ED-DAO: Energy Donation Algorithms based on Decentralized Autonomous Organization
Abdulrezzak Zekiye, Ouns Bouachir, Öznur Özkasap, Moayad Aloqaily
TL;DR
The paper introduces ED-DAO, a fully decentralized autonomous organization for managing energy donations to alleviate energy poverty. It combines a governance model with tokenized participation (ENRD) and a two-pronged Energy Exchange that supports both trading and donations. A novel Hybrid Energy Donation (HED) algorithm merges external and internal energy sources to maximize total energy donations, showing a measured performance improvement over baseline methods. Simulations on a 69-entity Estonian microgrid dataset demonstrate HED's effectiveness, while the ED-DAO framework highlights the potential for transparent, donor-driven energy assistance scalable to real-world deployments.
Abstract
Energy is a fundamental component of modern life, driving nearly all aspects of daily activities. As such, the inability to access energy when needed is a significant issue that requires innovative solutions. In this paper, we propose ED-DAO, a novel fully transparent and community-driven decentralized autonomous organization (DAO) designed to facilitate energy donations. We analyze the energy donation process by exploring various approaches and categorizing them based on both the source of donated energy and funding origins. We propose a novel Hybrid Energy Donation (HED) algorithm, which enables contributions from both external and internal donors.
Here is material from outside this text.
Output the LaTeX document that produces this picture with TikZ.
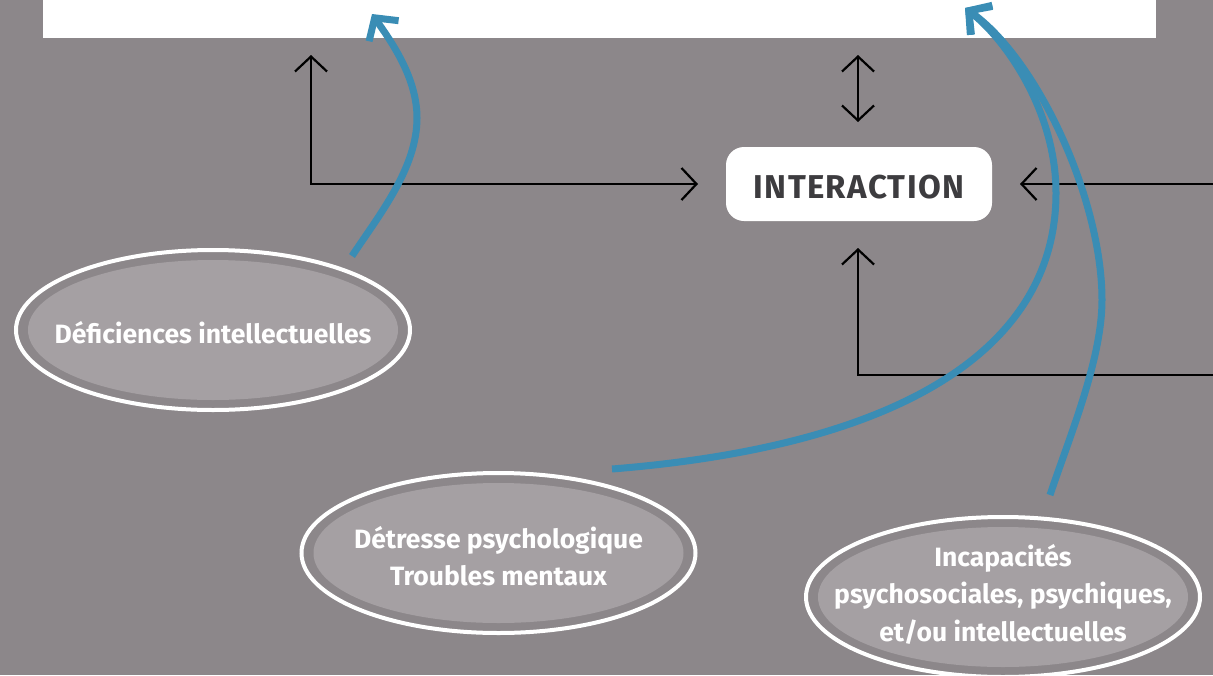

External donations are payments sourced from entities such as charities and organizations, where energy is sourced from the utility grid and prosumers. Internal donations, on the other hand, come from peer contributors with surplus energy. HED prioritizes donations in the following sequence: peer-sourced energy (P2D), utilitygrid-sourced energy (UG2D), and direct energy donations by peers (P2PD). By merging these donation approaches, the HED algorithm increases the volume of donated energy, providing a more effective means to address energy poverty. Experiments were conducted on a dataset to evaluate the effectiveness of the proposed method. The results showed that HED increased the total donated energy by at least 0.43% (64 megawatts) compared to the other algorithms (UG2D, P2D, and P2PD).